Skip all pictures, then copy the lines from the start of the data through the line with "[0.215, 0.675, 5.644];", keeping both ends.

○ ○ ○

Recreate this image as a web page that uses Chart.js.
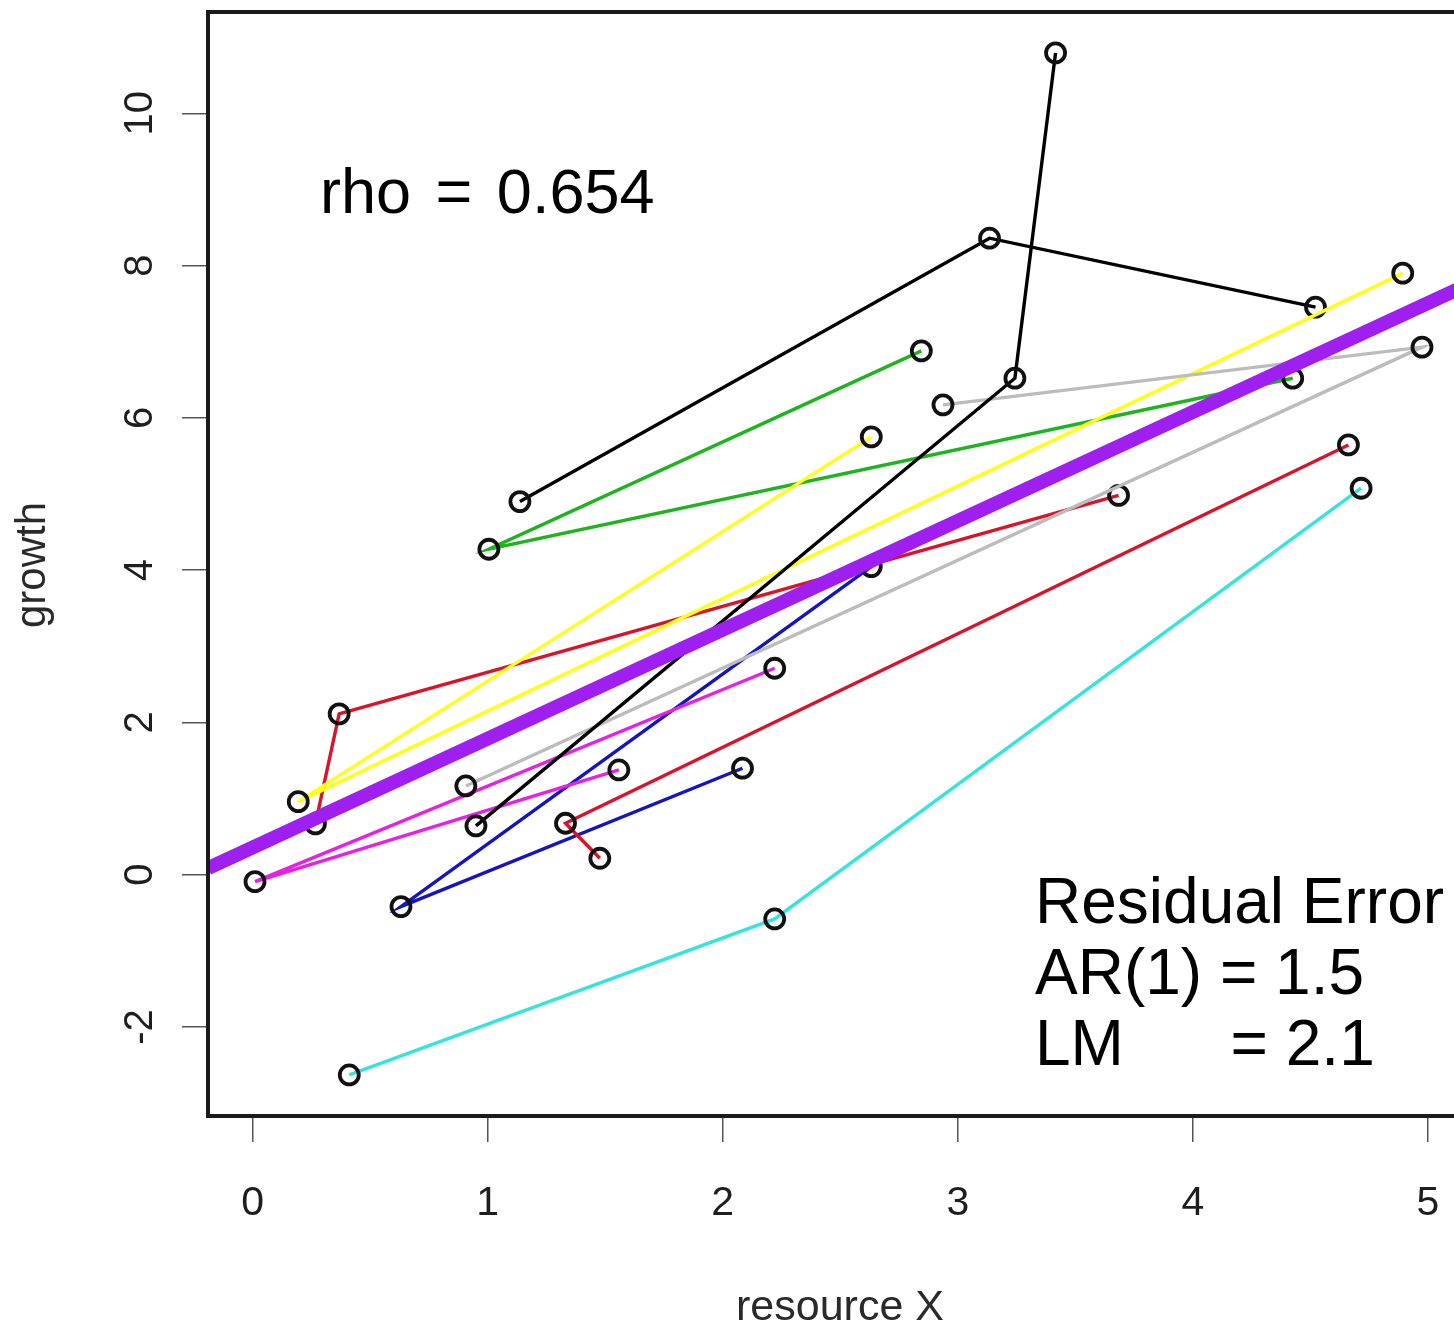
<!DOCTYPE html>
<html><head><meta charset="utf-8">
<script src="https://cdn.jsdelivr.net/npm/chart.js@4.4.1/dist/chart.umd.min.js"></script>
<style>
html,body{margin:0;padding:0;background:#fff;overflow:hidden;width:1454px;height:1325px;}
#c{position:absolute;left:0;top:0;width:1472px;height:1325px;}
</style></head><body>
<canvas id="c" width="1472" height="1325"></canvas>
<script>
// ---- tick values / labels ----
const xTickValues = [0, 1, 2, 3, 4, 5];
const xTickLabels = ['0', '1', '2', '3', '4', '5'];
const yTickValues = [-2, 0, 2, 4, 6, 8, 10];
const yTickLabels = ['-2', '0', '2', '4', '6', '8', '10'];

// ---- series (x, y) ----
const blackAX   = [1.137, 3.135, 4.522];
const blackAY   = [4.900, 8.359, 7.453];
const redAX     = [0.267, 0.368, 3.684];
const redAY     = [0.666, 2.111, 4.981];
const greenX    = [2.845, 1.005, 4.425];
const greenY    = [6.879, 4.274, 6.520];
const blueX     = [2.084, 0.631, 2.632];
const blueY     = [1.398, -0.420, 4.046];
const cyanX     = [0.411, 2.221, 4.716];
const cyanY     = [-2.631, -0.582, 5.075];
const magentaX  = [2.221, 0.010, 1.558];
const magentaY  = [2.711, -0.092, 1.375];
const yellowX   = [2.632, 0.194, 4.893];
const yellowY   = [5.749, 0.959, 7.900];
const grayX     = [2.937, 4.975, 0.907];
const grayY     = [6.170, 6.928, 1.165];
const blackBX   = [0.950, 3.243, 3.416];
const blackBY   = [0.640, 6.520, 10.793];
const redBX     = [1.477, 1.331, 4.662];
const redBY     = [0.215, 0.675, 5.644];

// fitted line, read at the two plot edges
const fitX = [-0.19, 5.175];
const fitY = [0.085, 7.757];

// texts
const rhoText = 'rho = 0.654';
const residualLines = ['Residual Error', 'AR(1) = 1.5', 'LM      = 2.1'];
const xTitle = 'resource X';
const yTitle = 'growth';

// ---- styling (separate from data) ----
const seriesList = [
  [blackAX, blackAY, '#000000'],
  [redAX, redAY, '#d9142a'],
  [greenX, greenY, '#1fb41f'],
  [blueX, blueY, '#1414c0'],
  [cyanX, cyanY, '#36e4de'],
  [magentaX, magentaY, '#e620e6'],
  [yellowX, yellowY, '#ffff1a'],
  [grayX, grayY, '#bcbcbc'],
  [blackBX, blackBY, '#000000'],
  [redBX, redBY, '#d9142a']
];
const FONT = '"Liberation Sans", Arial, Helvetica, sans-serif';

const toPts = (xs, ys) => xs.map((x, i) => ({x: x, y: ys[i]}));

const datasets = seriesList.map((s, i) => ({
  data: toPts(s[0], s[1]),
  showLine: true,
  borderColor: s[2],
  borderWidth: 3.4,
  tension: 0,
  pointRadius: 9.5,
  pointBorderWidth: 3.8,
  pointBorderColor: '#111',
  pointBackgroundColor: 'rgba(0,0,0,0)',
  pointHoverRadius: 9.5,
  order: seriesList.length - i
}));
datasets.push({
  data: toPts(fitX, fitY),
  showLine: true,
  borderColor: '#9f1ff0',
  borderWidth: 14,
  pointRadius: 0,
  tension: 0,
  clip: 0,
  order: 0
});

const decor = {
  id: 'decor',
  afterDraw(chart) {
    const ctx = chart.ctx;
    const a = chart.chartArea;
    const xs = chart.scales.x, ys = chart.scales.y;
    ctx.save();
    // box
    ctx.strokeStyle = '#1a1a1a';
    ctx.lineWidth = 4;
    ctx.strokeRect(a.left, a.top, a.right - a.left, a.bottom - a.top);
    // x tick labels
    ctx.fillStyle = '#1e1e1e';
    ctx.font = '41px ' + FONT;
    ctx.textAlign = 'center';
    ctx.textBaseline = 'alphabetic';
    xTickValues.forEach((v, i) => {
      ctx.fillText(xTickLabels[i], xs.getPixelForValue(v), 1215);
    });
    // y tick labels (rotated)
    ctx.font = '40px ' + FONT;
    yTickValues.forEach((v, i) => {
      ctx.save();
      ctx.translate(152, ys.getPixelForValue(v));
      ctx.rotate(-Math.PI / 2);
      ctx.fillText(yTickLabels[i], 0, 0);
      ctx.restore();
    });
    // axis titles
    ctx.fillStyle = '#2a2a2a';
    ctx.font = '43px ' + FONT;
    ctx.fillText(xTitle, 840, 1320);
    ctx.save();
    ctx.translate(45, 565);
    ctx.rotate(-Math.PI / 2);
    ctx.font = '42px ' + FONT;
    ctx.fillText(yTitle, 0, 0);
    ctx.restore();
    // annotations
    ctx.fillStyle = '#000';
    ctx.textAlign = 'left';
    ctx.font = '63px ' + FONT;
    if ('wordSpacing' in ctx) ctx.wordSpacing = '7px';
    ctx.fillText(rhoText, 320, 213);
    if ('wordSpacing' in ctx) ctx.wordSpacing = '0px';
    ctx.font = '64px ' + FONT;
    residualLines.forEach((t, i) => ctx.fillText(t, 1035, 923 + i * 71));
    ctx.restore();
  }
};

new Chart(document.getElementById('c'), {
  type: 'scatter',
  data: { datasets: datasets },
  options: {
    responsive: false,
    maintainAspectRatio: false,
    devicePixelRatio: 1,
    animation: false,
    events: [],
    layout: { autoPadding: false, padding: { left: 0, top: 12, right: 3, bottom: 0 } },
    plugins: { legend: { display: false }, tooltip: { enabled: false } },
    scales: {
      x: {
        type: 'linear',
        min: -0.19, max: 5.175,
        afterBuildTicks: s => { s.ticks = xTickValues.map(v => ({value: v})); },
        afterFit: s => { s.height = 209; },
        ticks: { display: false },
        border: { display: false },
        grid: { display: true, drawOnChartArea: false, drawTicks: true, tickLength: 26, color: '#555', lineWidth: 1.5 }
      },
      y: {
        type: 'linear',
        min: -3.17, max: 11.33,
        afterBuildTicks: s => { s.ticks = yTickValues.map(v => ({value: v})); },
        afterFit: s => { s.width = 208; },
        ticks: { display: false },
        border: { display: false },
        grid: { display: true, drawOnChartArea: false, drawTicks: true, tickLength: 26, color: '#555', lineWidth: 1.5 }
      }
    }
  },
  plugins: [decor]
});
</script>
</body></html>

○ ○ ○

FULL ANSWER:
Recreate this image as a web page that uses Chart.js.
<!DOCTYPE html>
<html><head><meta charset="utf-8">
<script src="https://cdn.jsdelivr.net/npm/chart.js@4.4.1/dist/chart.umd.min.js"></script>
<style>
html,body{margin:0;padding:0;background:#fff;overflow:hidden;width:1454px;height:1325px;}
#c{position:absolute;left:0;top:0;width:1472px;height:1325px;}
</style></head><body>
<canvas id="c" width="1472" height="1325"></canvas>
<script>
// ---- tick values / labels ----
const xTickValues = [0, 1, 2, 3, 4, 5];
const xTickLabels = ['0', '1', '2', '3', '4', '5'];
const yTickValues = [-2, 0, 2, 4, 6, 8, 10];
const yTickLabels = ['-2', '0', '2', '4', '6', '8', '10'];

// ---- series (x, y) ----
const blackAX   = [1.137, 3.135, 4.522];
const blackAY   = [4.900, 8.359, 7.453];
const redAX     = [0.267, 0.368, 3.684];
const redAY     = [0.666, 2.111, 4.981];
const greenX    = [2.845, 1.005, 4.425];
const greenY    = [6.879, 4.274, 6.520];
const blueX     = [2.084, 0.631, 2.632];
const blueY     = [1.398, -0.420, 4.046];
const cyanX     = [0.411, 2.221, 4.716];
const cyanY     = [-2.631, -0.582, 5.075];
const magentaX  = [2.221, 0.010, 1.558];
const magentaY  = [2.711, -0.092, 1.375];
const yellowX   = [2.632, 0.194, 4.893];
const yellowY   = [5.749, 0.959, 7.900];
const grayX     = [2.937, 4.975, 0.907];
const grayY     = [6.170, 6.928, 1.165];
const blackBX   = [0.950, 3.243, 3.416];
const blackBY   = [0.640, 6.520, 10.793];
const redBX     = [1.477, 1.331, 4.662];
const redBY     = [0.215, 0.675, 5.644];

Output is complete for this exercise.